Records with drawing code
━━━━━━━━━━━━━━━━━━━━

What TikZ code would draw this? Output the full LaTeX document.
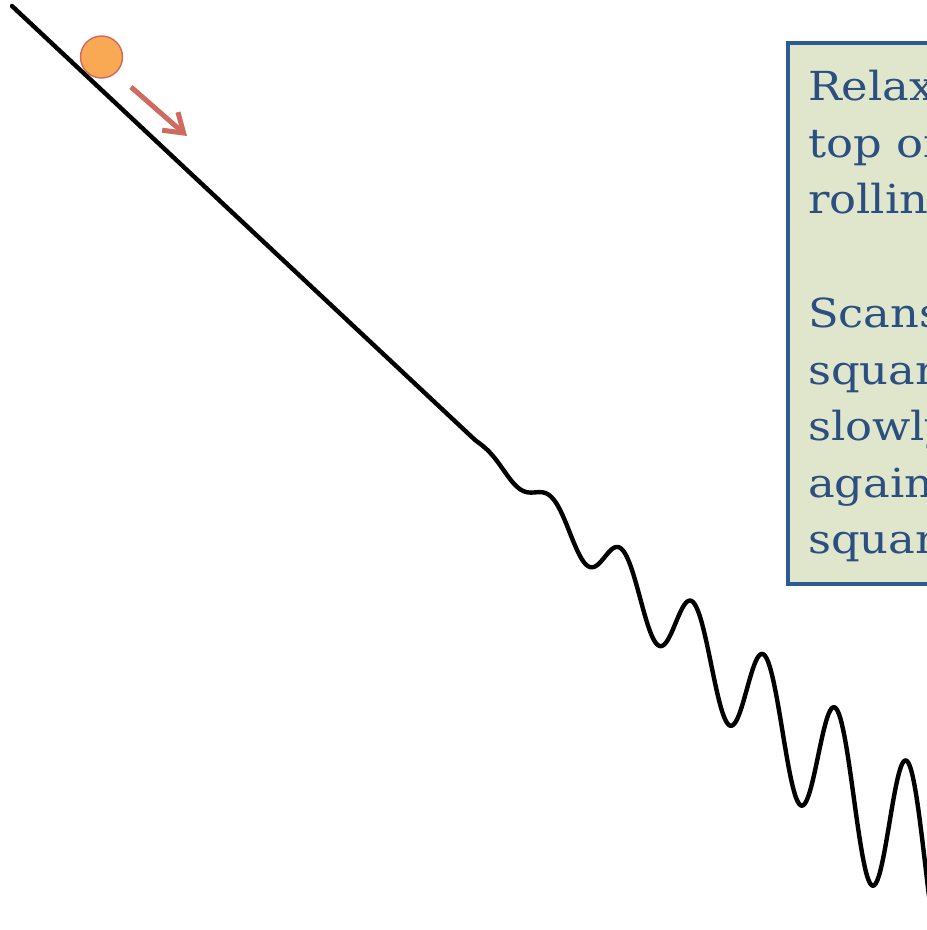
\documentclass[tikz,border=0pt]{standalone}
\usepackage{fontspec}
\setmainfont{DejaVu Serif}[FakeStretch=1.12]
\usetikzlibrary{arrows.meta}
\definecolor{boxfill}{HTML}{DFE6CB}
\definecolor{boxline}{HTML}{2C5B8F}
\definecolor{boxtext}{HTML}{2B4F80}
\definecolor{ballfill}{HTML}{F9A953}
\definecolor{ballline}{HTML}{CC6A5E}
\definecolor{arrowcol}{HTML}{CF6A60}
\tikzset{
  slope/.style={draw=black, line width=4.4pt, line join=round, line cap=round},
  ballnode/.style={circle, fill=ballfill, draw=ballline, line width=1.4pt, minimum size=42pt, inner sep=0pt},
  motion/.style={draw=arrowcol, line width=5pt, -{Straight Barb[length=18pt, width=24pt, line width=5pt]}},
  notebox/.style={fill=boxfill, draw=boxline, line width=4pt, outer sep=0pt},
  noteline/.style={anchor=base west, inner sep=0pt, text=boxtext, font=\fontsize{40}{56}\selectfont}
}
\begin{document}
\begin{tikzpicture}[x=1pt, y=-1pt]
  \useasboundingbox (0,0) rectangle (927,930);
  \clip (0,0) rectangle (927,930);
  % slope with growing ripples
  \coordinate (start) at (12,6);
  \draw[slope] (start) -- plot[domain=475:945, samples=320, smooth]
    (\x, {8+0.933*(\x-12)+0.19*(\x-475)*cos((\x-871)/71.5*360)});
  % ball and motion arrow
  \node[ballnode] (ball) at (101.5,57) {};
  \coordinate (a1) at (131,87);
  \coordinate (a2) at (187,136);
  \draw[motion] (a1) -- (a2);
  % note box
  \node[notebox, anchor=north west, minimum width=200pt, minimum height=541pt, inner sep=0pt] (box) at (788,43) {};
  \node[noteline] (l1) at (808,100) {Relax};
  \node[noteline] (l2) at (808,157) {top of};
  \node[noteline] (l3) at (808,213) {rollin};
  \node[noteline] (l4) at (808,327) {Scans};
  \node[noteline] (l5) at (808,384) {squar};
  \node[noteline] (l6) at (808,440) {slowly};
  \node[noteline] (l7) at (808,497) {again};
  \node[noteline] (l8) at (808,553) {squar};
\end{tikzpicture}
\end{document}
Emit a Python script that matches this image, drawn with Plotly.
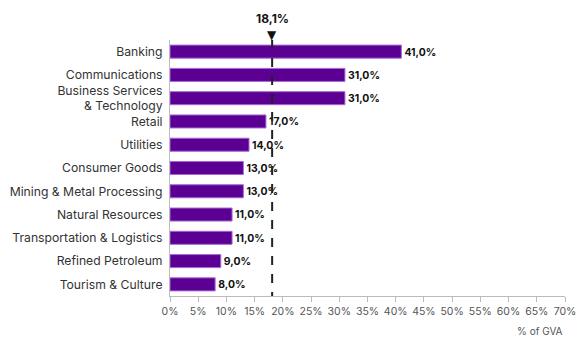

━━━━━━━━━━━━━━━━━━━━

REQUIREMENTS
Pictures are not part of the copy; output everything else in the records exactly.

RESULT OF THE EXERCISE
What TikZ code would draw this? Output the full LaTeX document.
\documentclass[tikz,border=0pt]{standalone}
\usepackage{fontspec}
\setmainfont{DejaVu Serif}[FakeStretch=1.12]
\usetikzlibrary{arrows.meta}
\definecolor{boxfill}{HTML}{DFE6CB}
\definecolor{boxline}{HTML}{2C5B8F}
\definecolor{boxtext}{HTML}{2B4F80}
\definecolor{ballfill}{HTML}{F9A953}
\definecolor{ballline}{HTML}{CC6A5E}
\definecolor{arrowcol}{HTML}{CF6A60}
\tikzset{
  slope/.style={draw=black, line width=4.4pt, line join=round, line cap=round},
  ballnode/.style={circle, fill=ballfill, draw=ballline, line width=1.4pt, minimum size=42pt, inner sep=0pt},
  motion/.style={draw=arrowcol, line width=5pt, -{Straight Barb[length=18pt, width=24pt, line width=5pt]}},
  notebox/.style={fill=boxfill, draw=boxline, line width=4pt, outer sep=0pt},
  noteline/.style={anchor=base west, inner sep=0pt, text=boxtext, font=\fontsize{40}{56}\selectfont}
}
\begin{document}
\begin{tikzpicture}[x=1pt, y=-1pt]
  \useasboundingbox (0,0) rectangle (927,930);
  \clip (0,0) rectangle (927,930);
  % slope with growing ripples
  \coordinate (start) at (12,6);
  \draw[slope] (start) -- plot[domain=475:945, samples=320, smooth]
    (\x, {8+0.933*(\x-12)+0.19*(\x-475)*cos((\x-871)/71.5*360)});
  % ball and motion arrow
  \node[ballnode] (ball) at (101.5,57) {};
  \coordinate (a1) at (131,87);
  \coordinate (a2) at (187,136);
  \draw[motion] (a1) -- (a2);
  % note box
  \node[notebox, anchor=north west, minimum width=200pt, minimum height=541pt, inner sep=0pt] (box) at (788,43) {};
  \node[noteline] (l1) at (808,100) {Relax};
  \node[noteline] (l2) at (808,157) {top of};
  \node[noteline] (l3) at (808,213) {rollin};
  \node[noteline] (l4) at (808,327) {Scans};
  \node[noteline] (l5) at (808,384) {squar};
  \node[noteline] (l6) at (808,440) {slowly};
  \node[noteline] (l7) at (808,497) {again};
  \node[noteline] (l8) at (808,553) {squar};
\end{tikzpicture}
\end{document}
Emit a Python script that matches this image, drawn with Plotly.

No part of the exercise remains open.